Basically, DAP were caught with their pants down of inadvertently dissing their cherished mantra of racial and religious equality, but you wouldn't know it from their leaders' rant in trying to weasel their way out of this hubris of their own making.
In any case, it was classic Orwellian: they blame rival parties for the grievous failure of the Malay candidates and comically spun it as bowing to democratic meritocracy when in fact, the party has no ability to see beyond their own true skin.
As for the frustrated Malay, one can only admire their perseverance or chuckle at them for sticking adhesively to a party that doesn't seem to need them, a party that should proclaim themselves as Chinese-dominant aided by minority stakeholders focused on Chinese issues. At least that would be straightforwardly honest.
But being Orwellian in their attitudes, the party has no capacity to be up-front: there are too many hypocritical stances committed to maintain their Animal Farm disposition.
Here's how their "some animals are more equal than others" profligacy affects the party:
THEY denigrate other parties for nepotism and cronyism, but they just have to maintain a father-son dynasty at the top of the heap;
THEY frothily pledge freedom of the press in their diatribes against their rivals, but they banned newspapers and other media outfits from attending their events in Penang as revenge against critiques dumped on their bizarre management policies;
THEY twaddle on the idea of free speech but alas, only their top leaders can lambast and lampoon brazen hyperbole against rivals in and out of the party.
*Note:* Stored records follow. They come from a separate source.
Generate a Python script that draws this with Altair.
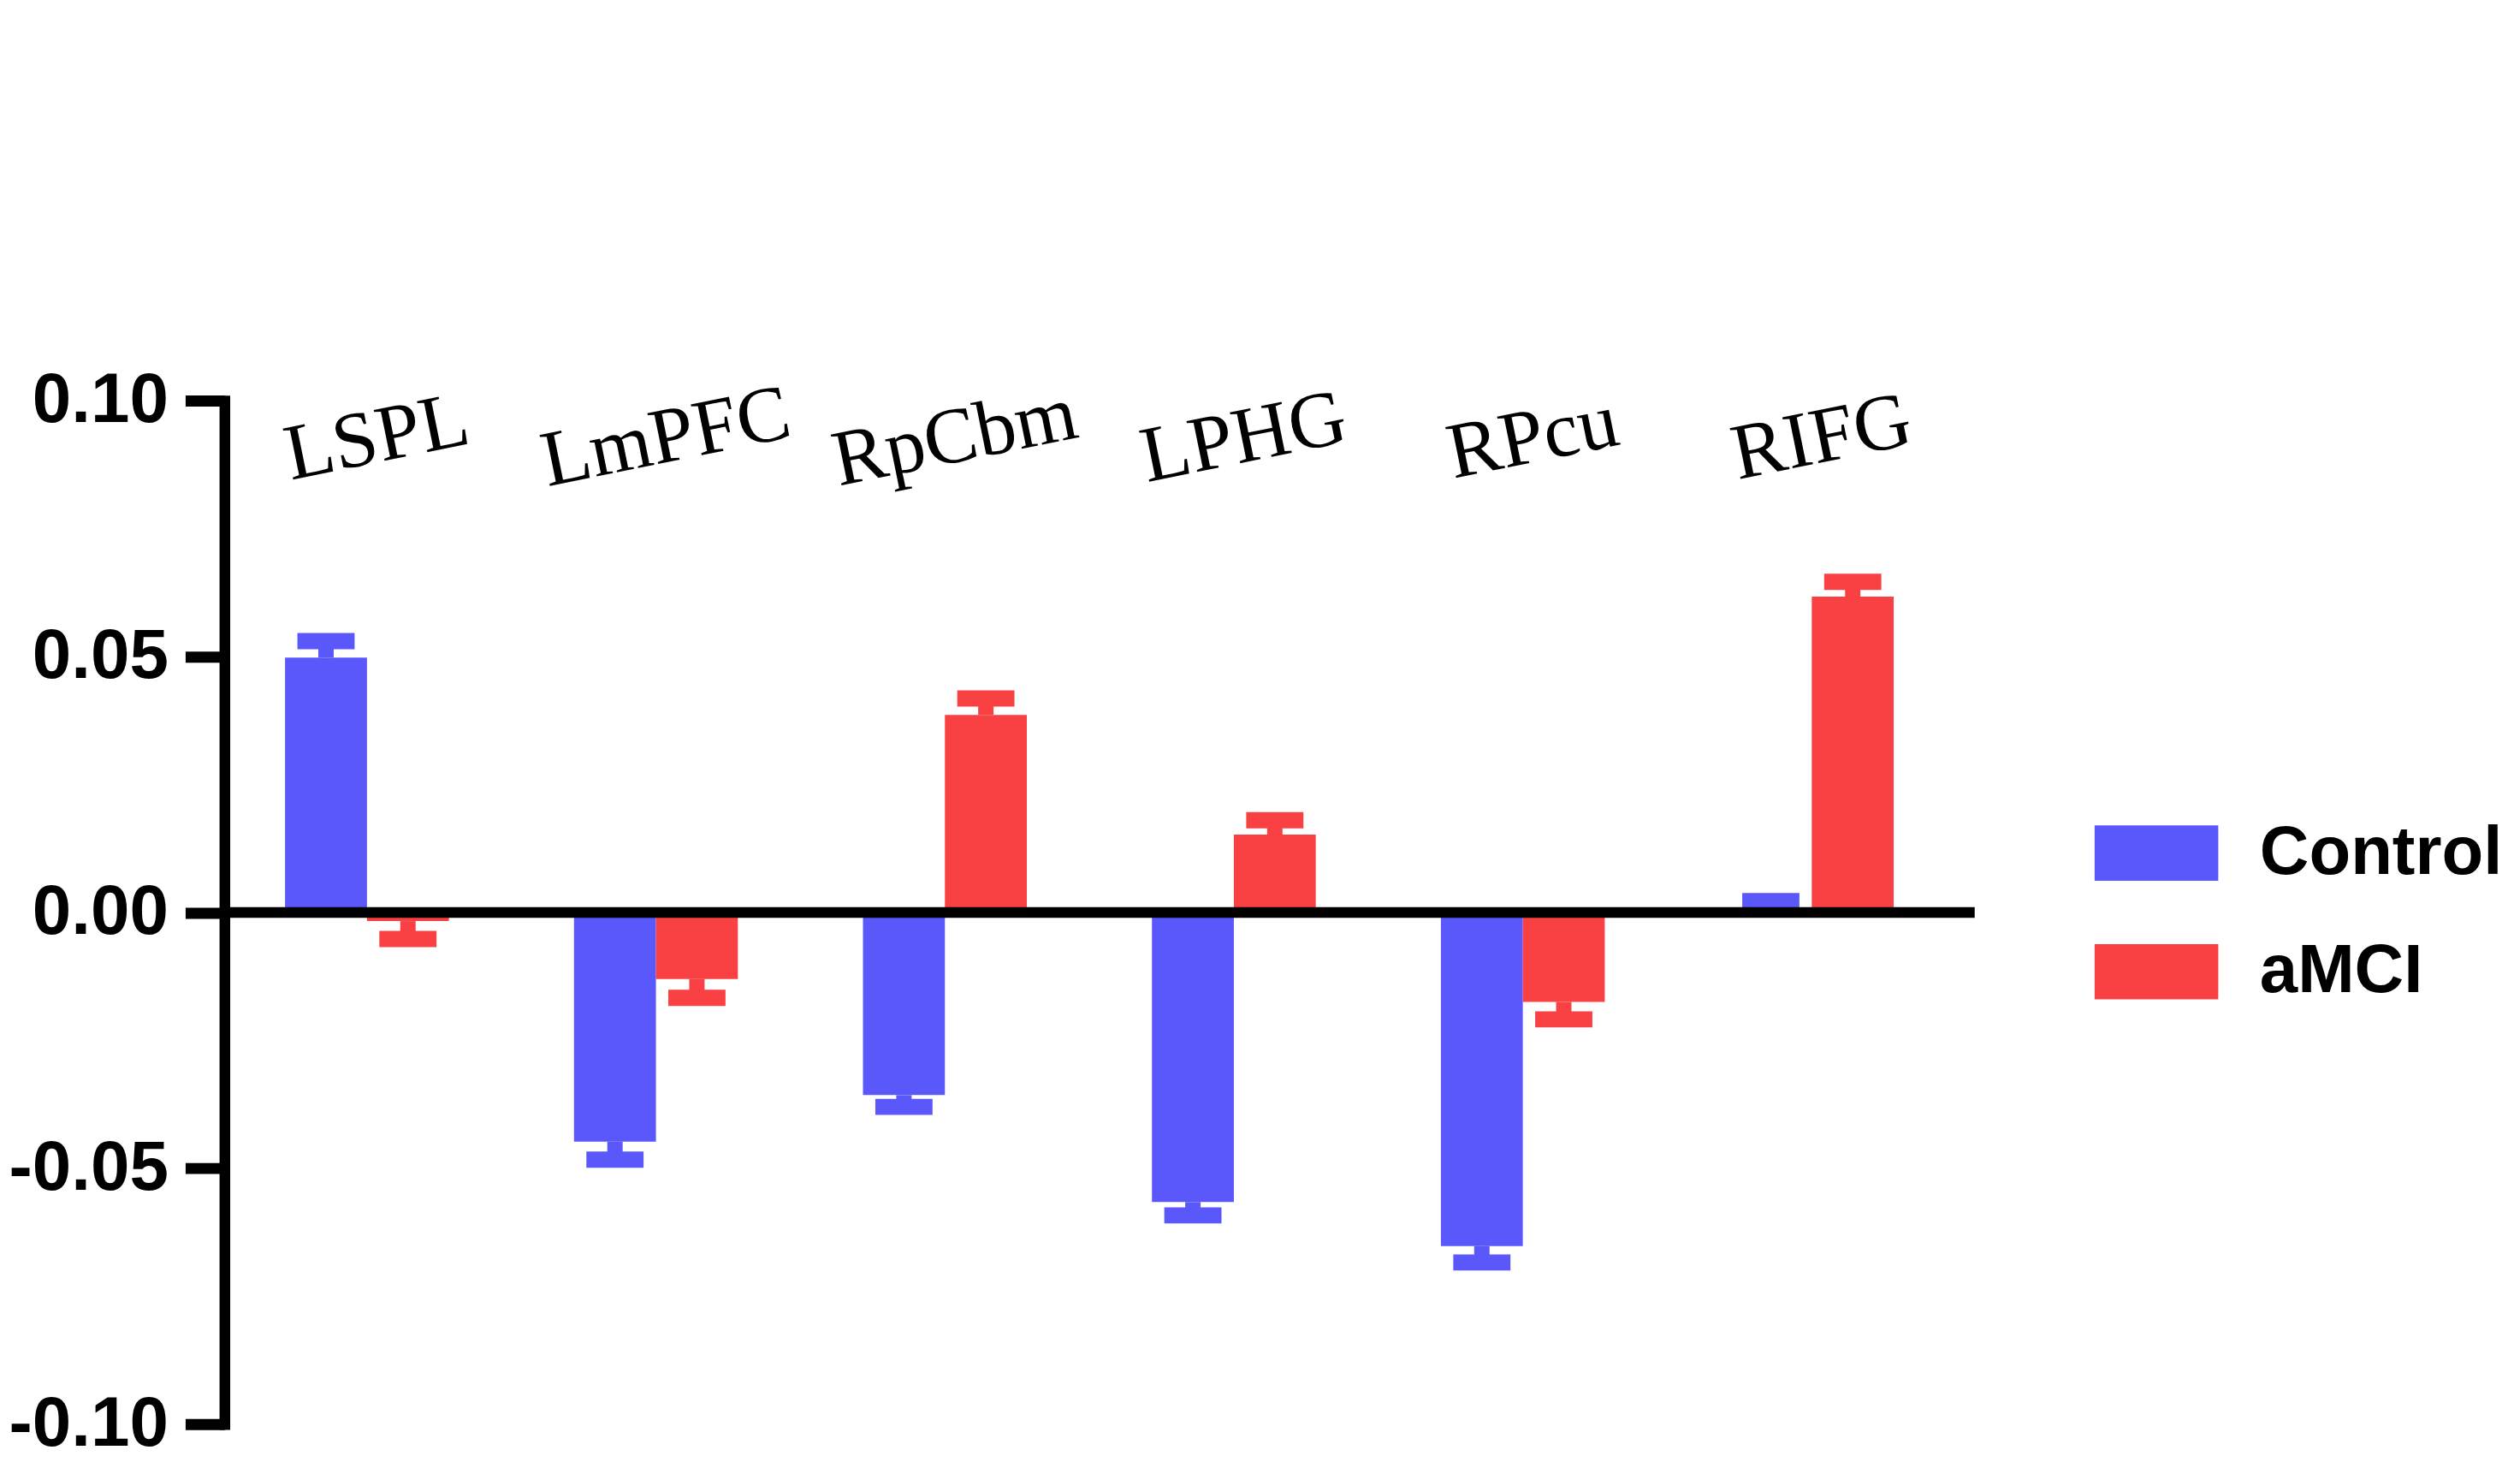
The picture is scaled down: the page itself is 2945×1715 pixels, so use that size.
import altair as alt
import pandas as pd

# ---- data ----
regions = ["LSPL", "LmPFC", "RpCbm", "LPHG", "RPcu", "RIFG"]
groups = ["Control", "aMCI"]
control_mean = [0.0498, -0.0448, -0.0357, -0.0566, -0.0652, 0.0]
control_err_end = [0.0530, -0.0483, -0.0380, -0.0592, -0.0684, 0.0022]
amci_mean = [-0.0017, -0.0130, 0.0386, 0.0152, -0.0175, 0.0617]
amci_err_end = [-0.0052, -0.0167, 0.0418, 0.0180, -0.0209, 0.0646]
colors = ["#5A58FA", "#F94043"]
y_ticks = [-0.10, -0.05, 0.0, 0.05, 0.10]
label_level = 0.0923

rows = []
for i, r in enumerate(regions):
    rows.append({"region": r, "group": "Control", "mean": control_mean[i], "err": control_err_end[i]})
    rows.append({"region": r, "group": "aMCI", "mean": amci_mean[i], "err": amci_err_end[i]})
df = pd.DataFrame(rows)
labels_df = pd.DataFrame({"region": regions})
zero_df = pd.DataFrame({"zero": [0.0]})

x_enc = alt.X("region:N", sort=regions, axis=None,
              scale=alt.Scale(paddingInner=0.433, paddingOuter=0.245, align=0.428))
xo_enc = alt.XOffset("group:N", sort=groups, scale=alt.Scale(paddingInner=0, paddingOuter=0))
y_scale = alt.Scale(domain=[-0.1, 0.1], nice=False, zero=False)

y_axis = alt.Axis(
    values=y_ticks,
    labelExpr="datum.value < 0 ? '-' + format(abs(datum.value), '.2f') : format(datum.value, '.2f')",
    labelFont="Liberation Sans", labelFontSize=82, labelFontWeight="bold", labelColor="black",
    labelPadding=20, labelLimit=500, tickSize=46, tickWidth=13, tickColor="black", tickCap="butt",
    domainWidth=12.5, domainColor="black", domainCap="square",
    grid=False, title=None, labelFlush=False, labelOverlap=False,
)

legend = alt.Legend(
    title=None, orient="none", legendX=2195, legendY=461,
    symbolType="M-1.05,-0.47H1.05V0.47H-1.05Z", symbolSize=19044, symbolStrokeWidth=0,
    symbolOpacity=1,
    labelFont="Liberation Sans", labelFontSize=80, labelFontWeight="bold", labelColor="black",
    labelOffset=52, labelLimit=600, rowPadding=30, padding=0,
)
color_scale = alt.Scale(domain=groups, range=colors)

base = alt.Chart(df)

bars = base.mark_bar(opacity=1).encode(
    x=x_enc, xOffset=xo_enc,
    y=alt.Y("mean:Q", scale=y_scale, axis=y_axis, title=None),
    color=alt.Color("group:N", sort=groups, scale=color_scale, legend=legend),
)

stems = base.mark_rule(strokeWidth=18).encode(
    x=x_enc, xOffset=xo_enc,
    y=alt.Y("mean:Q", scale=y_scale, title=None),
    y2=alt.Y2("err:Q"),
    color=alt.Color("group:N", sort=groups, scale=color_scale, legend=None),
)

caps = base.mark_tick(thickness=19, size=67, opacity=1).encode(
    x=x_enc, xOffset=xo_enc,
    y=alt.Y("err:Q", scale=y_scale, title=None),
    color=alt.Color("group:N", sort=groups, scale=color_scale, legend=None),
)

zero_line = alt.Chart(zero_df).mark_rule(strokeWidth=12.5, color="black").encode(
    y=alt.Y("zero:Q", scale=y_scale, title=None),
)

texts = alt.Chart(labels_df).mark_text(
    font="Liberation Serif", fontSize=93, angle=348.5, align="center", baseline="middle",
    color="black", dx=12
).encode(
    x=x_enc,
    y=alt.datum(label_level),
    text="region:N",
)

chart = alt.layer(bars, stems, caps, zero_line, texts).properties(
    width=2051, height=1199,
    padding={"left": 255, "top": 459, "right": 631, "bottom": 41},
    autosize=alt.AutoSizeParams(type="none"),
).configure(
    background="white",
    view=alt.ViewConfig(stroke=None),
)

chart.save("out.html", embed_options={"renderer": "svg", "actions": False})
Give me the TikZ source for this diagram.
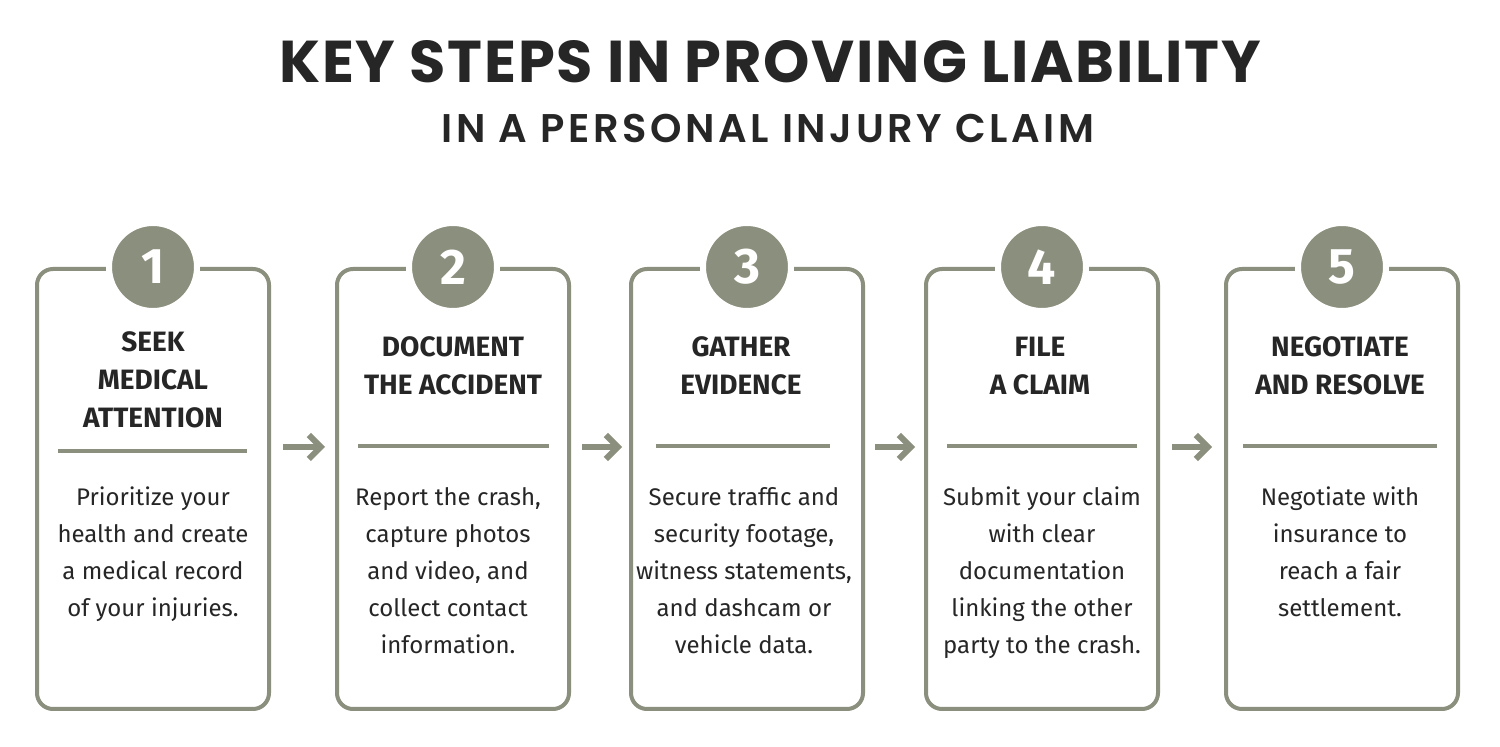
\documentclass[tikz,border=0pt]{standalone}
\usepackage{fontspec}
\setmainfont{Fira Sans}
\newfontfamily\titlefont[LetterSpace=3]{Poppins}
\newfontfamily\subfont[LetterSpace=9]{Poppins SemiBold}
\usetikzlibrary{positioning,arrows.meta,calc}
\definecolor{sage}{HTML}{8B8F7D}
\begin{document}
\begin{tikzpicture}[x=0.5pt,y=-0.5pt,
    box/.style={draw=sage, line width=2pt, rounded corners=8pt, minimum width=116pt, minimum height=220pt, anchor=north},
    num/.style={circle, fill=sage, draw=white, line width=3pt, minimum size=44pt, text=white, font=\fontsize{25}{25}\selectfont\bfseries},
    head/.style={align=center, font=\fontsize{14}{19}\selectfont\bfseries, text=black!85},
    body/.style={align=center, font=\fontsize{12}{18.5}\selectfont, text=black!85},
    sep/.style={draw=sage, line width=1.6pt},
    nextstep/.style={draw=sage, line width=3pt, -{Straight Barb[length=6pt,width=12pt]}}]
    \useasboundingbox[fill=white] (0,0) rectangle (1500,747);
    \node[font=\titlefont\fontsize{29.5}{29.5}\selectfont\bfseries, text=black!85] (title) at (770,62) {KEY STEPS IN PROVING LIABILITY};
    \node[font=\subfont\fontsize{20}{20}\selectfont, text=black!85] (sub) at (768,128) {IN A PERSONAL INJURY CLAIM};
    % boxes
    \node[box] (b1) at (153,267) {};
    \node[box] (b2) at (453,267) {};
    \node[box] (b3) at (747,267) {};
    \node[box] (b4) at (1042,267) {};
    \node[box] (b5) at (1342,267) {};
    % numbers
    \node[num] (n1) at (b1.north) {1};
    \node[num] (n2) at (b2.north) {2};
    \node[num] (n3) at (b3.north) {3};
    \node[num] (n4) at (b4.north) {4};
    \node[num] (n5) at (b5.north) {5};
    % headings
    \node[head] (h1) at (153,380) {SEEK\\MEDICAL\\ATTENTION};
    \node[head] (h2) at (453,366) {DOCUMENT\\THE ACCIDENT};
    \node[head] (h3) at (741,366) {GATHER\\EVIDENCE};
    \node[head] (h4) at (1040,366) {FILE\\A CLAIM};
    \node[head] (h5) at (1340,366) {NEGOTIATE\\AND RESOLVE};
    % separators
    \draw[sep] (58,451) -- (247,451);
    \draw[sep] (358,446) -- (549,446);
    \draw[sep] (656,446) -- (830,446);
    \draw[sep] (947,446) -- (1137,446);
    \draw[sep] (1243,446) -- (1437,446);
    % texts
    \node[body, anchor=north] (t1) at (153,480) {Prioritize your\\health and create\\a medical record\\of your injuries.};
    \node[body, anchor=north] (t2) at (448,480) {Report the crash,\\capture photos\\and video, and\\collect contact\\information.};
    \node[body, anchor=north] (t3) at (744,480) {Secure traffic and\\security footage,\\witness statements,\\and dashcam or\\vehicle data.};
    \node[body, anchor=north] (t4) at (1042,480) {Submit your claim\\with clear\\documentation\\linking the other\\party to the crash.};
    \node[body, anchor=north] (t5) at (1340,480) {Negotiate with\\insurance to\\reach a fair\\settlement.};
    % arrows
    \coordinate (a1) at (283,447); \coordinate (a2) at (325,447);
    \coordinate (a3) at (582,447); \coordinate (a4) at (622,447);
    \coordinate (a5) at (875,447); \coordinate (a6) at (915,447);
    \coordinate (a7) at (1172,447); \coordinate (a8) at (1212,447);
    \draw[nextstep] (a1) -- (a2);
    \draw[nextstep] (a3) -- (a4);
    \draw[nextstep] (a5) -- (a6);
    \draw[nextstep] (a7) -- (a8);
\end{tikzpicture}
\end{document}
THEY insist that their system of sharing power within their 20-member committee is to avoid cliques and in-fighting but tell that to some conscientious leaders battling the father-son authoritarianism: not only are they soundly dismissed but their reputation is brutally flayed by pro-dynasty cyberbullies;
THEIR Orwellian instincts have the mendacity to insinuate rivals as "Hitlerian" and on a par as the Hosni Mubarak regime: the irony is lost to them for if the Federal Government was anything like Hitler or Mubarak, DAP would have been absolutely wiped out decades ago;
THEY have the troublesome habit of denouncing others of racism when their own bigotry traps them in a corner. For DAP, when other parties practise the politics of racial balancing, it is racism all the same, but the kettle's bottom is darker in the DAP's side;
THEY castigate the police to the point that confidence against law enforcement is rattled and they vilify the Election Commission's work as dubious so that voters will believe that polls manipulation can mask their poor electoral prospects marked by a term of inept administration.
At the outset, victimology and a persecution complex are the noisy tactics deployed by DAP to neutralise criticisms of their Orwellian instincts.
The DAP is doomed to spend the rest of its volatile life disguised by a questionable multiracial skin wrapped up by a twisted sense of meritocracy.
Orwell's Animal Farm is at its apotheosis in DAP, a political dysfunctionalism that somehow survived in a democratic melting pot that should not be allowed full maturation.
But that's the idea, to stop them at their tracks and confine their realm to the Penang government, even if that is still feasible, and for them to continue as useful dissenting members of parliament.
From all the defective profligacies they elicited, a Putrajaya controlled by the axis and schemed by DAP will be the finale of an epic national disaster.